It's important to keep a realistic mindset when investing, and it's important to be prepared for the fact that investment returns may be lower than expected in the future. In this video, ROBIN POWELL talked to AQR Capital Management's ANTTI ILMANEN about what ordinary investors can do.
TRANSCRIPT
Robin Powell: You have to be an optimist, to some extent, to be an equity investor; but you also need to be realistic – and that means accepting the possibility that returns may be lower in the future than they have been in the past. Several highly respected commentators have warned of lower expected returns. Among them is Antti Ilmanen, an investment strategist at AQR Capital Management in Connecticut, who has written a book on the subject.
Antti Ilmanen: If I had to pick the sort of fundamental story why we are in this world, it is around this idea of a “savings glut”, which has been 20 years in the making. It could be a savings glut from emerging markets, it could be from the pension savers, it can be from the wealthy who have all got higher savings rates, and that is probably something that is not immediately going away.
RP: This savings glut, says Antti Ilmanen, has pushed up prices in all of the major asset classes, including stocks, bonds, and property – which poses a dilemma for long-term investors. Do they reduce the risk they’re taking, or do they take more risk to offset the possibility of lower returns in the future?
AI: With this characteristically balance-seeking way, I think the middle way appeals to me. So I think that you should consider both more risk and less risk, and if you feel strongly, go with either way. I would probably stick with a long-run, normal amount of risk, and try to accept serenely that, in today’s world, that implies lower return and lower spending than in the past when we had the tail winds.
RP: One option that’s been gaining traction is investing in private equity instead of publicly listed stocks. Private equity did outperform public markets when it first became popular in the mid-2000s, but it hasn’t done so more recently.
AI: If I study historical data, and I show this in the book, the valuation gap between public and private equity narrowed quite meaningfully just around that time. And since then, we’ve had a very narrow gap between private and public equity and slimmer outperformance than was the case earlier.

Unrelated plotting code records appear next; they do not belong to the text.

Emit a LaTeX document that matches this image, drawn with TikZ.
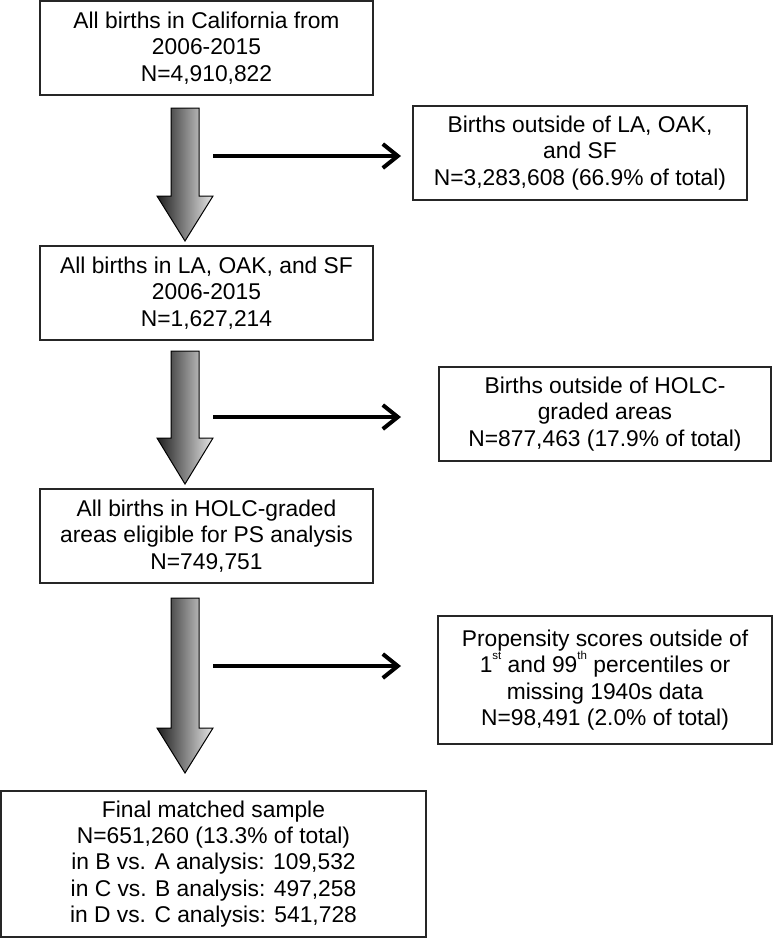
\documentclass[tikz,border=0pt]{standalone}
\usepackage{fontspec}
\setmainfont{Liberation Sans}
\usetikzlibrary{arrows.meta}
\newcommand{\supx}[1]{\smash{\raisebox{13pt}{\fontsize{11.5}{11.5}\selectfont #1}}}
\begin{document}
\begin{tikzpicture}[x=1pt,y=-1pt,
  box/.style={draw=black!85, line width=1.3pt, inner sep=0pt, align=center,
    font=\fontsize{22.8}{26.3}\selectfont},
  bigarrow/.style={left color=black!88, right color=black!10, draw=black, line width=1pt, line join=miter},
  sidearrow/.style={line width=4pt, -{Straight Barb[length=15pt,width=24pt]}}]
\useasboundingbox (0,0) rectangle (773,938);

% boxes
\node[box, minimum width=333pt, minimum height=94pt] (b1) at (206.5,48)
  {All births in California from\\2006-2015\\N=4,910,822};
\node[box, minimum width=334pt, minimum height=94pt] (b2) at (580,153)
  {Births outside of LA, OAK,\\and SF\\N=3,283,608 (66.9\% of total)};
\node[box, minimum width=333pt, minimum height=94pt] (b3) at (206.5,293)
  {All births in LA, OAK, and SF\\2006-2015\\N=1,627,214};
\node[box, minimum width=332pt, minimum height=94pt] (b4) at (605,414)
  {Births outside of HOLC-\\graded areas\\N=877,463 (17.9\% of total)};
\node[box, minimum width=333pt, minimum height=94pt] (b5) at (206.5,536)
  {All births in HOLC-graded\\areas eligible for PS analysis\\N=749,751};
\node[box, minimum width=334pt, minimum height=128pt] (b6) at (605,680)
  {Propensity scores outside of\\1\supx{st} and 99\supx{th} percentiles or\\missing 1940s data\\N=98,491 (2.0\% of total)};
\node[box, minimum width=425pt, minimum height=146pt] (b7) at (213.5,864)
  {Final matched sample\\N=651,260 (13.3\% of total)\\in B vs. A analysis: 109,532\\in C vs. B analysis: 497,258\\in D vs. C analysis: 541,728};

% big shaded down arrows
\shade[bigarrow] (171,108) -- (199,108) -- (199,196) -- (213,196) -- (185,241) -- (157,196) -- (171,196) -- cycle;
\shade[bigarrow] (171,351) -- (199,351) -- (199,438) -- (213,438) -- (185,484) -- (157,438) -- (171,438) -- cycle;
\shade[bigarrow] (171,598) -- (199,598) -- (199,728) -- (213,728) -- (185,773) -- (157,728) -- (171,728) -- cycle;

% side arrows
\coordinate (s1) at (213,156);
\coordinate (e1) at (401,156);
\coordinate (s2) at (213,417);
\coordinate (e2) at (401,417);
\coordinate (s3) at (213,666);
\coordinate (e3) at (401,666);
\draw[sidearrow] (s1) -- (e1);
\draw[sidearrow] (s2) -- (e2);
\draw[sidearrow] (s3) -- (e3);
\end{tikzpicture}
\end{document}
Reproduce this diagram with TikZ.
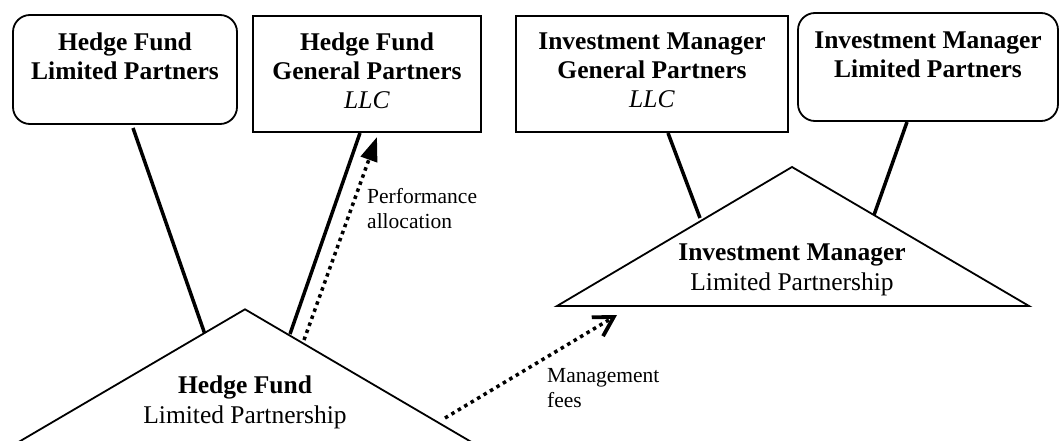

RP: Antti Ilmanen’s advice to ordinary investors is essentially two-fold. First, diversify broadly. And secondly, remain patient and disciplined.
AI: Good investing results require both good investments and good investors; so, I mainly talk about strategies but I did – at the end – focus quite a bit on this. What’s a good investor? And it’s preaching about patience over return chasing, humility over overconfidence, discipline over emotions. I would add – not everyone does – but I would add probabilistic thinking over story-telling.
RP: Of course, we don’t know for certain that investment returns will be lower in the future. They may not be. But investors need to be prepared. And for many of us, that might mean putting more money away for retirement than we have been until now.